Required task -
Which lines in the records below contain the word "this"? Copy each of them.

[Rows from a dataset of charts and code]
------------

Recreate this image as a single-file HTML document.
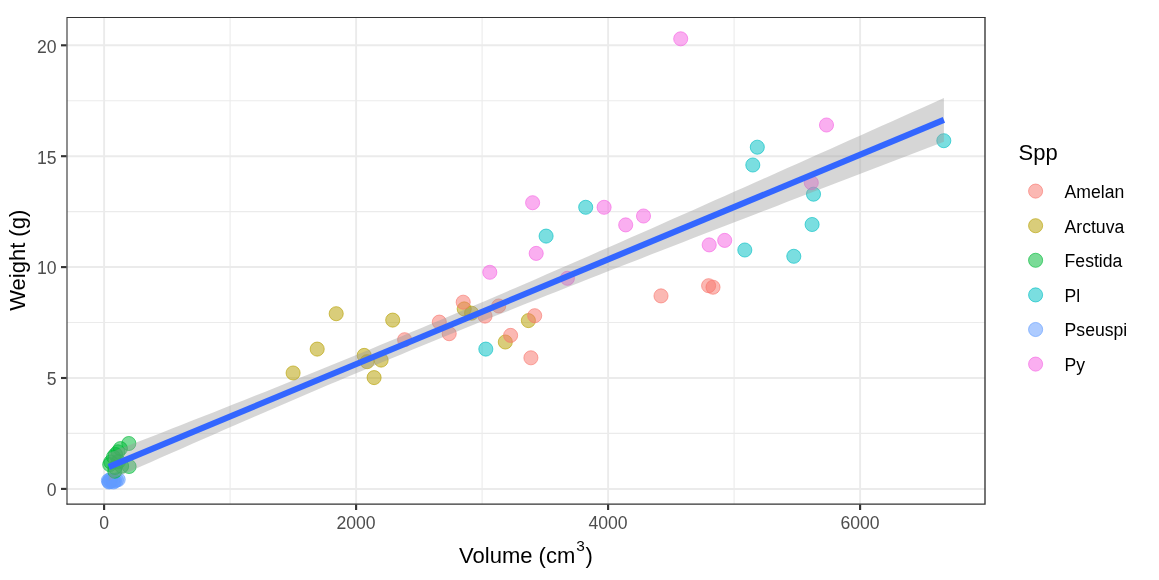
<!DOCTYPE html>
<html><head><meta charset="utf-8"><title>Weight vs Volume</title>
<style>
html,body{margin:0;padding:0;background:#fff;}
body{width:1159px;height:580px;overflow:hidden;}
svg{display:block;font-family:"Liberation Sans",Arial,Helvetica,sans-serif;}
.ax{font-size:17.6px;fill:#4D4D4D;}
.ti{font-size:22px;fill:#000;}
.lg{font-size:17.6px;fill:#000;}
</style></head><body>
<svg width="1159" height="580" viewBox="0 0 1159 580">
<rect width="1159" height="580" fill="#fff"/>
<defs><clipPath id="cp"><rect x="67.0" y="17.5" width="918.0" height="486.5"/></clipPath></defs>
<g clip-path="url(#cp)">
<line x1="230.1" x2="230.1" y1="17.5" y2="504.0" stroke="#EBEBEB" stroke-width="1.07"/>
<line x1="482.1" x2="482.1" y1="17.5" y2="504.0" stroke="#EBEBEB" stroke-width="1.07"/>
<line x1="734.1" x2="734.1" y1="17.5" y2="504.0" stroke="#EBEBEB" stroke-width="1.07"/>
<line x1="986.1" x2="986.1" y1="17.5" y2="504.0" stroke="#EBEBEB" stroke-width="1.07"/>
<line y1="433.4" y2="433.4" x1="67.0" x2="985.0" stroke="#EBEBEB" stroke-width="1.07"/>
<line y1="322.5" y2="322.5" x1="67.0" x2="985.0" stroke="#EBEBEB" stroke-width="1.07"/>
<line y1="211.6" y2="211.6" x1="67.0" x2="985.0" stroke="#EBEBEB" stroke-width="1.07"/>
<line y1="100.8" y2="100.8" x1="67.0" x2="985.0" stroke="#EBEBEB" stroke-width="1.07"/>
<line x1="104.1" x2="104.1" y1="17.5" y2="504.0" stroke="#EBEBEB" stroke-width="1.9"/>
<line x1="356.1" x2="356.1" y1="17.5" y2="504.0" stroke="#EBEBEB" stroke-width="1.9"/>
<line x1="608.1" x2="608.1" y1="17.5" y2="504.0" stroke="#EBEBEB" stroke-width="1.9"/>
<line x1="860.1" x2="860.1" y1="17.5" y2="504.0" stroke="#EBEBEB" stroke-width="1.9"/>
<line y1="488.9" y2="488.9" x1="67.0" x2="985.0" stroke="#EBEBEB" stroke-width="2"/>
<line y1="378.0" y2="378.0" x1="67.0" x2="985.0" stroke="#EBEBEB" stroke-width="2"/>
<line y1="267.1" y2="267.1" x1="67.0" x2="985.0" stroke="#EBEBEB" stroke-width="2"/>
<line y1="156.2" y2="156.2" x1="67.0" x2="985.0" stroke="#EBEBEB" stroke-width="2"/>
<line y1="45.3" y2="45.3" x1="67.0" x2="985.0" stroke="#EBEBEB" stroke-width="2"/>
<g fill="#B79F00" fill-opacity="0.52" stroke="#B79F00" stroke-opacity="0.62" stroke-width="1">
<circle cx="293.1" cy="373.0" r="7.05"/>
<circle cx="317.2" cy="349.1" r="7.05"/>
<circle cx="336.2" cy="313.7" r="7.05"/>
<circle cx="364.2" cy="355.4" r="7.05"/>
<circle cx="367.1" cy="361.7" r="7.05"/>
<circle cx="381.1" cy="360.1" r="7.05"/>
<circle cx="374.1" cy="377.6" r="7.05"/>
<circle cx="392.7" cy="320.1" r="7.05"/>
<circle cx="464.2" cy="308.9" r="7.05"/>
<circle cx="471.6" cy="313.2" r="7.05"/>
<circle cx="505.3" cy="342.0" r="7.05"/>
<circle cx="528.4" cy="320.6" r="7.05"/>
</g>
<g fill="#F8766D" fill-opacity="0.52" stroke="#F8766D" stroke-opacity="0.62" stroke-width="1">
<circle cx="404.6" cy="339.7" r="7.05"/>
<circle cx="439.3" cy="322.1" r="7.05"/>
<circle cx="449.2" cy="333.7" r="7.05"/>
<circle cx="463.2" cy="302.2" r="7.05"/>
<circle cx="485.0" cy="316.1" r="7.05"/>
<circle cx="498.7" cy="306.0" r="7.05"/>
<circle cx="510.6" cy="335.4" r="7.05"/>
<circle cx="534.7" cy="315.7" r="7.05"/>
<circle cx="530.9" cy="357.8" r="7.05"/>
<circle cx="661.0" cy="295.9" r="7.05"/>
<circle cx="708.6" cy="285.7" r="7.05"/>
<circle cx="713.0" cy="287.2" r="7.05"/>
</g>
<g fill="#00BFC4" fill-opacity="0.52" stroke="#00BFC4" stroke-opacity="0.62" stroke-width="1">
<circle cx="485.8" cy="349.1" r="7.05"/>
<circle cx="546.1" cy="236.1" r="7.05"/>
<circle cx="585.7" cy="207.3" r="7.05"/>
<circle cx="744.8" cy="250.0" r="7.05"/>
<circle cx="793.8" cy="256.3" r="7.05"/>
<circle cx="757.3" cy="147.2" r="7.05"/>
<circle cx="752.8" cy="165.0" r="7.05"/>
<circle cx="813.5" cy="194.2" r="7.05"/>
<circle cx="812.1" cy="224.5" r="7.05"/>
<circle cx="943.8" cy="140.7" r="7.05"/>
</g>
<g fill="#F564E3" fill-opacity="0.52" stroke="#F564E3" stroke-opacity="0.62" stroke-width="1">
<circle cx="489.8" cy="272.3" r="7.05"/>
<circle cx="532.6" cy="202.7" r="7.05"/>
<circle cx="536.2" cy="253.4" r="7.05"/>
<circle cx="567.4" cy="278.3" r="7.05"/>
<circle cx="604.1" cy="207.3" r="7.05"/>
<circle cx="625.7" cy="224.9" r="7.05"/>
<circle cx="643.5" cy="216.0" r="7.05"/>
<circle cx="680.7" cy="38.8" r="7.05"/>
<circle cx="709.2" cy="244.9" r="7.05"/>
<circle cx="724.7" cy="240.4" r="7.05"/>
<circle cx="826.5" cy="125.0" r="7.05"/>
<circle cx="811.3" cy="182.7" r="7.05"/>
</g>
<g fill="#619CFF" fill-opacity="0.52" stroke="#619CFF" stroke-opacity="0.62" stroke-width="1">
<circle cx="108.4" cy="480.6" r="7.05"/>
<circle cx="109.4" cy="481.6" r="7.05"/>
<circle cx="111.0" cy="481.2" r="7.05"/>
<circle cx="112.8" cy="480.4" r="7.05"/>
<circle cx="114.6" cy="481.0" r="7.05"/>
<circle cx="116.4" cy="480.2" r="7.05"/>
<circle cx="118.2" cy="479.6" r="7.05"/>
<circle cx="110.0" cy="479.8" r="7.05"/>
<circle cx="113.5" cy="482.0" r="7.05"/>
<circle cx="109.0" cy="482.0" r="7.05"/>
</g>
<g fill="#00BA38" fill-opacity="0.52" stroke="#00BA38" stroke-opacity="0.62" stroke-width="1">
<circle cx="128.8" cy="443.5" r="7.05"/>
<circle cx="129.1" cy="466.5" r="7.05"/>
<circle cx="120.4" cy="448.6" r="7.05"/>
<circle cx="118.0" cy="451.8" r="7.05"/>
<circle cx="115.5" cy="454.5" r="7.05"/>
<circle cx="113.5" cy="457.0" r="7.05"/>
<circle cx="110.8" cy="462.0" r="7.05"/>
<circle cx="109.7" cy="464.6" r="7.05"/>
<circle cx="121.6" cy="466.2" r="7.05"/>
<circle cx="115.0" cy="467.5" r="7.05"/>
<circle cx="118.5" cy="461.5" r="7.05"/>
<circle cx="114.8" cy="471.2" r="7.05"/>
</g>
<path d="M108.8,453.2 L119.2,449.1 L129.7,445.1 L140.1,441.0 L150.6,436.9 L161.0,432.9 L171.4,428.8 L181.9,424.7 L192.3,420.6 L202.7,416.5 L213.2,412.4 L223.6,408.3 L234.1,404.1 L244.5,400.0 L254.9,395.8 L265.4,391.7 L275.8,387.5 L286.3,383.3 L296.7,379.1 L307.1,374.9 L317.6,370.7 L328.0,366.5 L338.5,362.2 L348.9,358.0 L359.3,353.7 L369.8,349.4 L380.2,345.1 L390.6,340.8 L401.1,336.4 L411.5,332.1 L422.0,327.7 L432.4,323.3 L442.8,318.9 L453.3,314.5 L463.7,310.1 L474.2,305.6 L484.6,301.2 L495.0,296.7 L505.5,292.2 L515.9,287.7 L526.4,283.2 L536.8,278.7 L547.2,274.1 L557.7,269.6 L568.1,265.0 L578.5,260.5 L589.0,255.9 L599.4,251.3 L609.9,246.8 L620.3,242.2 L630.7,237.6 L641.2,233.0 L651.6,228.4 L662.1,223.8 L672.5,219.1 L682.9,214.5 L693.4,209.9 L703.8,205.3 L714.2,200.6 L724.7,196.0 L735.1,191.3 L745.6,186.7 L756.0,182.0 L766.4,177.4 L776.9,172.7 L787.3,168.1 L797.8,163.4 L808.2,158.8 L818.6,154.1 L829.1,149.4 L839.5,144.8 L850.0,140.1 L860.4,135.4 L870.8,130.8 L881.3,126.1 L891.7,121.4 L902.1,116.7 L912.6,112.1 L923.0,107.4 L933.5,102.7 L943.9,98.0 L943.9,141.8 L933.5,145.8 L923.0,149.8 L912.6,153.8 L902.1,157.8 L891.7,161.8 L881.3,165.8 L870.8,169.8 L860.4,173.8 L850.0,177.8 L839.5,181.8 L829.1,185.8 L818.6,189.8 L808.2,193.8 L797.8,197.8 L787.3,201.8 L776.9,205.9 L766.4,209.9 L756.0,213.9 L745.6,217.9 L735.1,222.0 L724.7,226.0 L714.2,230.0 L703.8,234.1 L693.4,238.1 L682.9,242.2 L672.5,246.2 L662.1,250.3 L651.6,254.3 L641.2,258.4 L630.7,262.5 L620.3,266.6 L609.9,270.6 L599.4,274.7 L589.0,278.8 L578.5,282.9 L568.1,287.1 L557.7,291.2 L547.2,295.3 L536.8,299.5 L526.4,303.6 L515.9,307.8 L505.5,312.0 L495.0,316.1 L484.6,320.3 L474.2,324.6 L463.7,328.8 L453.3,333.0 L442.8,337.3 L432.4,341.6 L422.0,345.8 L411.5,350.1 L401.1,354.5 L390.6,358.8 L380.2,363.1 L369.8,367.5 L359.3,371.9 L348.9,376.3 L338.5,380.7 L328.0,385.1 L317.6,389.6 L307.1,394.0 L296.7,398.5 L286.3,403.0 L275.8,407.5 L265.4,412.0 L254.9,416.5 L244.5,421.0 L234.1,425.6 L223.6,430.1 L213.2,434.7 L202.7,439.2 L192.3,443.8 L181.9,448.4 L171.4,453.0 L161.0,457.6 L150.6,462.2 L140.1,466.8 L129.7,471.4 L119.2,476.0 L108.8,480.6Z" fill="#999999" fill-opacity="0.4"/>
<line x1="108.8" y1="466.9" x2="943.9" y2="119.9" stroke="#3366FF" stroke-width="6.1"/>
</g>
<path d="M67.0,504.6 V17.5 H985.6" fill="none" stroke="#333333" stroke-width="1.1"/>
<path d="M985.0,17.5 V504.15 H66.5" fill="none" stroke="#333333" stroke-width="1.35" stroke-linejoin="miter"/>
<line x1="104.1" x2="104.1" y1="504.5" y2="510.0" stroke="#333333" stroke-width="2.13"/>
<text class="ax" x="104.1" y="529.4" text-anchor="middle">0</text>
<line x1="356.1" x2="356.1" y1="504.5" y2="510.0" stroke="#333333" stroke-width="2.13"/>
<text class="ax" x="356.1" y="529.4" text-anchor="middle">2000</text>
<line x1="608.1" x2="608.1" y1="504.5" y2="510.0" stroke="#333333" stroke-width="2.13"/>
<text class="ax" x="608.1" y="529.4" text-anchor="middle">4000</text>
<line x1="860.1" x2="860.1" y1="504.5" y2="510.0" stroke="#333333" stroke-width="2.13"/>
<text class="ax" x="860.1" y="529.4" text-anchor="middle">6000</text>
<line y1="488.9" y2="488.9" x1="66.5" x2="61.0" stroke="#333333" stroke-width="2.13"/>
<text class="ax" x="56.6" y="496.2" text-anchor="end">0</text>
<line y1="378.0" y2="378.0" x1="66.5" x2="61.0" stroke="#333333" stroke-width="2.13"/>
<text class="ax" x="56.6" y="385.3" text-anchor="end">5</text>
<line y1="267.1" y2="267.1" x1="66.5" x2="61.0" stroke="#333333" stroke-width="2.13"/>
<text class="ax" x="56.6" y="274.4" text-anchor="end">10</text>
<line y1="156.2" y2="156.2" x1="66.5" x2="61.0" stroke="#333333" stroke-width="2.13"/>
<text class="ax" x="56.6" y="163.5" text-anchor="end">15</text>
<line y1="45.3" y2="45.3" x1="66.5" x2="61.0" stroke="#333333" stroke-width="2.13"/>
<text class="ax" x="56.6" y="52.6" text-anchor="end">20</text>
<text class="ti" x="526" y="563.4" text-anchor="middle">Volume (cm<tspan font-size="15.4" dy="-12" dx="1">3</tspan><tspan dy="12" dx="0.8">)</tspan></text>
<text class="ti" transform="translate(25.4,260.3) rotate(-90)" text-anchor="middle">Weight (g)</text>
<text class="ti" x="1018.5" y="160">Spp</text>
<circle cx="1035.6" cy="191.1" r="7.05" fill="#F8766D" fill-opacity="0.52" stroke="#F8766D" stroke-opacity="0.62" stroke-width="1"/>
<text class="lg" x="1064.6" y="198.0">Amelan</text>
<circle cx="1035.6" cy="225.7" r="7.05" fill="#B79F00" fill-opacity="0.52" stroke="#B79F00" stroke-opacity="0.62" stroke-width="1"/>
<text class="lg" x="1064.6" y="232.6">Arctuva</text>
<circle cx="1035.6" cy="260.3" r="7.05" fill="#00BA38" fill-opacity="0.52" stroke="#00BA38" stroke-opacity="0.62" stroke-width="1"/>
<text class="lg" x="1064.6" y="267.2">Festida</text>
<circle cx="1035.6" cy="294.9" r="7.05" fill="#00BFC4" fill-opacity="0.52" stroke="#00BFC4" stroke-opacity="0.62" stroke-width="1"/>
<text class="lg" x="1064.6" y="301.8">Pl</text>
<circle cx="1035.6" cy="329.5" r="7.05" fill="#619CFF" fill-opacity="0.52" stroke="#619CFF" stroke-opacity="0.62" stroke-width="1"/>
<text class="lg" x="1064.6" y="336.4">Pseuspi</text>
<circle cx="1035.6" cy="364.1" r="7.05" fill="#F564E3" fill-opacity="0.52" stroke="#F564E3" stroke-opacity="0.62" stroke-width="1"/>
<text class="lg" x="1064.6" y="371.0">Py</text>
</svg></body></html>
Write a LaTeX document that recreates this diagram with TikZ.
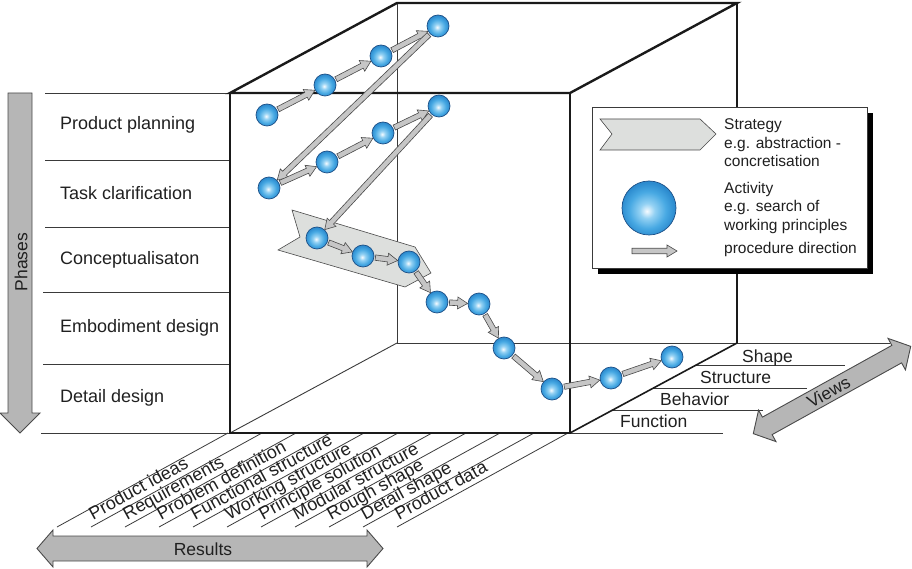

------------

The result -
Recreate this image as a single-file HTML document.
Write a LaTeX document that recreates this diagram with TikZ.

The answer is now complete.